Question

If $\left( {7!} \right)!$ is divisible by ${\left( {7!} \right)^{k!}}\left( {6!} \right)$ the $k$ can be
A. 2
B. 3
C. 5
D. 6

Answer 1

Expand the factorial of 7 and 6 using the property $n! = n.\left( {n - 1} \right)....3.2.1$ and rewrite the given expression. Then, use hit and trial method to find the what value of $k$ will divide $\left( {7!} \right)!$ by ${\left( {7!} \right)^{k!}}\left( {6!} \right)$.
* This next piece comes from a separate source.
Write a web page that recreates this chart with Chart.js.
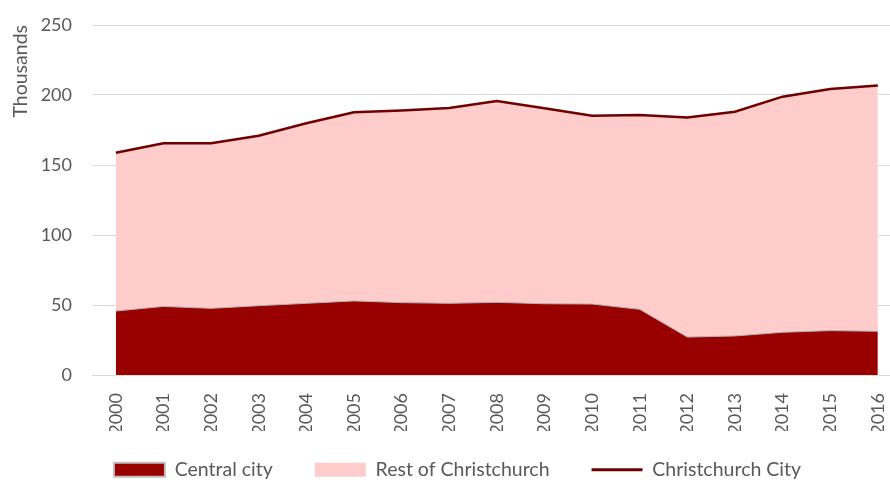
<!DOCTYPE html>
<html>
<head>
<meta charset="utf-8">
<script src="https://cdn.jsdelivr.net/npm/chart.js@4/dist/chart.umd.min.js"></script>
<style>
  html, body { margin: 0; padding: 0; background: #ffffff; }
  #wrap { width: 890px; height: 480px; position: relative; }
</style>
</head>
<body>
<div id="wrap"><canvas id="chart"></canvas></div>
<script>
// Employment in Christchurch, thousands
const years = [2000, 2001, 2002, 2003, 2004, 2005, 2006, 2007, 2008,
               2009, 2010, 2011, 2012, 2013, 2014, 2015, 2016];
const centralCity = [45.7, 49.0, 47.6, 49.5, 51.2, 52.9, 51.7, 51.2, 51.9,
                     50.9, 50.7, 46.9, 27.1, 27.9, 30.5, 31.7, 31.2];
const restOfChristchurch = [113.1, 116.5, 117.9, 121.4, 128.6, 134.7, 137.3, 139.5, 143.8,
                            139.6, 134.5, 138.8, 156.9, 160.1, 168.3, 172.6, 175.5];
const christchurchCity = [158.8, 165.5, 165.5, 170.9, 179.8, 187.6, 189.0, 190.7, 195.7,
                          190.5, 185.2, 185.7, 184.0, 188.0, 198.8, 204.3, 206.7];
const yTicks = [0, 50, 100, 150, 200, 250];

const TEXT = '#595959';
const FONT = 'Lato, "Open Sans", sans-serif';

// Nudge the legend up under the rotated year labels and slightly right
const legendNudge = {
  id: 'legendNudge',
  afterLayout(chart) {
    const lg = chart.legend;
    if (lg) {
      lg.top -= 13; lg.bottom -= 13;
      lg.left += 7; lg.right += 7;
    }
  }
};

new Chart(document.getElementById('chart'), {
  type: 'line',
  plugins: [legendNudge],
  data: {
    labels: years,
    datasets: [
      {
        label: 'Central city',
        data: centralCity,
        stack: 'parts',
        fill: 'origin',
        backgroundColor: '#990000',
        borderColor: '#b3b3b3',
        borderWidth: 1,
        pointRadius: 0,
        tension: 0
      },
      {
        label: 'Rest of Christchurch',
        data: restOfChristchurch,
        stack: 'parts',
        fill: '-1',
        backgroundColor: '#ffcccc',
        borderColor: 'rgba(0,0,0,0)',
        borderWidth: 0,
        pointRadius: 0,
        tension: 0
      },
      {
        label: 'Christchurch City',
        data: christchurchCity,
        stack: 'total',
        fill: false,
        borderColor: '#6e0000',
        borderWidth: 2.5,
        pointRadius: 0,
        tension: 0
      }
    ]
  },
  options: {
    responsive: true,
    maintainAspectRatio: false,
    animation: false,
    layout: { padding: { left: 11, right: 0, top: 25, bottom: -22.5 } },
    plugins: {
      filler: { drawTime: 'beforeDatasetsDraw' },
      tooltip: { enabled: false },
      legend: {
        position: 'bottom',
        labels: {
          color: TEXT,
          font: { family: FONT, size: 19.5 },
          usePointStyle: true,
          pointStyleWidth: 51,
          boxHeight: 14,
          padding: 42,
          generateLabels: chart => chart.data.datasets.map((ds, i) => {
            if (i === 0) {
              return { text: ds.label, datasetIndex: i, pointStyle: 'rect',
                       fillStyle: ds.backgroundColor, strokeStyle: '#bfbfbf', lineWidth: 2,
                       fontColor: TEXT, hidden: false };
            }
            if (i === 1) {
              return { text: ds.label, datasetIndex: i, pointStyle: 'rect',
                       fillStyle: ds.backgroundColor, strokeStyle: ds.backgroundColor, lineWidth: 0,
                       fontColor: TEXT, hidden: false };
            }
            return { text: ds.label, datasetIndex: i, pointStyle: 'line',
                     fillStyle: ds.borderColor, strokeStyle: ds.borderColor, lineWidth: 3,
                     fontColor: TEXT, hidden: false };
          })
        }
      }
    },
    scales: {
      x: {
        type: 'linear',
        min: years[0] - 0.5,
        // half a year before the first point; the right side runs on past the last point
        max: years[0] - 0.5 + 798 / 47.625,
        grid: { display: false },
        border: { display: false },
        ticks: {
          color: TEXT,
          font: { family: FONT, size: 18 },
          minRotation: 90,
          maxRotation: 90,
          autoSkip: false,
          padding: 10,
          includeBounds: false,
          callback: v => String(v)
        },
        afterBuildTicks: scale => { scale.ticks = years.map(v => ({ value: v })); },
        afterFit: scale => { scale.height = 56; scale.paddingLeft = 0; scale.paddingRight = 0; }
      },
      y: {
        stacked: true,
        min: 0,
        max: 250,
        grid: { color: '#d9d9d9', lineWidth: 1, drawTicks: false },
        border: { display: false },
        ticks: {
          color: TEXT,
          font: { family: FONT, size: 18 },
          padding: 20,
          stepSize: 50
        },
        afterBuildTicks: scale => { scale.ticks = yTicks.map(v => ({ value: v })); },
        afterFit: scale => { scale.width = 81; scale.paddingTop = 0; scale.paddingBottom = 0; },
        title: {
          display: true,
          text: 'Thousands',
          align: 'end',
          color: TEXT,
          font: { family: FONT, size: 19.5, lineHeight: 1 },
          padding: 0
        }
      }
    }
  }
});
</script>
</body>
</html>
Complete step by step solution:
We know that $n! = n.\left( {n - 1} \right)....3.2.1$
Then, we have $7! = 7.6.5.4.3.2.1 = 5040$
And $6! = 6.5.4.3.2.1 = 720$
Then, we are given that $\left( {5040} \right)!$ is divisible by ${\left( {5040} \right)^{k!}}\left( {720} \right)$
That is,
$\dfrac{{\left( {5040} \right)!}}{{{{\left( {5040} \right)}^{k!}}\left( {720} \right)}}$
Now, we have to find the value of $k$ such that $\left( {7!} \right)!$ is divisible by ${\left( {7!} \right)^{k!}}\left( {6!} \right)$
We will find the value of $k$ by hit and trial method.
Let $k = 2$
$\dfrac{{\left( {5040} \right)!}}{{{{\left( {5040} \right)}^{2!}}\left( {720} \right)}}$
Now, $2! = 2.1 = 2$
$\dfrac{{\left( {5040} \right) \times \left( {5039} \right) \times \left( {5038} \right).....\left( {721} \right) \times \left( {720} \right)!}}{{\left( {5040} \right) \times \left( {5040} \right) \times \left( {720} \right)!}}$
Which can be simplified as
$\dfrac{{\left( {5039} \right) \times \left( {5038} \right).....\left( {721} \right)}}{{\left( {5040} \right)}}$
Clearly, 5040 will divide the numerator completely as $5040 = 1260 \times 4$

Hence, the value of $k$ can be 2.
Thus, option A is correct.

Note:
A factorial is a number that multiplies the number by every other number that is less than it. The expansion of $n!$ is $n.\left( {n - 1} \right)....3.2.1$. It helps in counting permutations and combinations. Also, we say a number has completely divided when no remainder is left after division.